A DESCRIPTION OF THE PROBLEM :
https://bugs.openjdk.java.net/browse/JDK-6311046

added implicit copying of primitive arrays when running with -Xcheck:jni that yields a 140x slow-down in the code below that uses a deflater output stream to compress an 8MB array.

The underlying issue is that the JNI code is called twice for every 1KB of input, and the input byte array is copied for each call because of the feature above. This yields GBs of copying and a slow-down that makes -Xcheck:jni unusable in a large number of situations.

A mailing list discussion of this exists here:
http://mail.openjdk.java.net/pipermail/core-libs-dev/2018-March/051898.html


THE PROBLEM WAS REPRODUCIBLE WITH -Xint FLAG: Yes

THE PROBLEM WAS REPRODUCIBLE WITH -server FLAG: Yes

REGRESSION.  Last worked in version 7u80

STEPS TO FOLLOW TO REPRODUCE THE PROBLEM :
Run program in description with and without -Xcheck:jni and see that the performance is > 100x worse.

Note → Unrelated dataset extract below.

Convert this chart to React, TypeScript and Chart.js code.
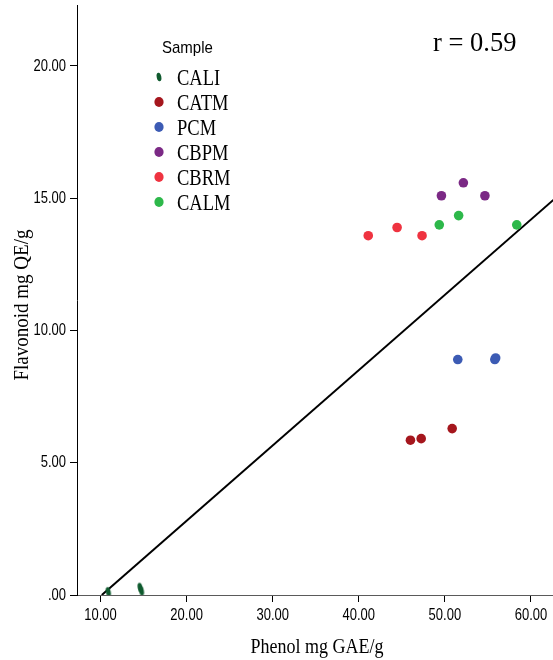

EXPECTED VERSUS ACTUAL BEHAVIOR :
-Xcheck:jni shouldn't be orders of magnitude slower than non -Xcheck:jni
ERROR MESSAGES/STACK TRACES THAT OCCUR :
No error/crash this is a performance issue.

REPRODUCIBILITY :
This bug can be reproduced always.

---------- BEGIN SOURCE ----------
import java.io.ByteArrayOutputStream;
import java.io.IOException;
import java.util.Random;
import java.util.zip.DeflaterOutputStream;

public final class CheckJniTest {
 static void deflateBytesPerformance() throws IOException {
   byte[] inflated = new byte[1 << 23];
   new Random(71917367).nextBytes(inflated);
   ByteArrayOutputStream deflated = new ByteArrayOutputStream();
   try (DeflaterOutputStream dout = new DeflaterOutputStream(deflated)) {
     dout.write(inflated, 0, inflated.length);
   }
   if (8391174 != deflated.size()) {
     throw new AssertionError();
   }
 }

 public static void main(String args[]) throws IOException {
   int n = 5;
   if (args.length > 0) {
     n = Integer.parseInt(args[0]);
   }
   for (int i = 0; i < n; i++) {
     long startTime = System.currentTimeMillis();
     deflateBytesPerformance();
     long endTime = System.currentTimeMillis();
     System.out.println("Round " + i + " took " + (endTime - startTime) +
                        "ms");
   }
 }
}
---------- END SOURCE ----------

CUSTOMER SUBMITTED WORKAROUND :
Changing the code to use GetByteArrayRegion yields similar performance, removes a time to safepoint (TTSP) issue and is on the mailing list thread.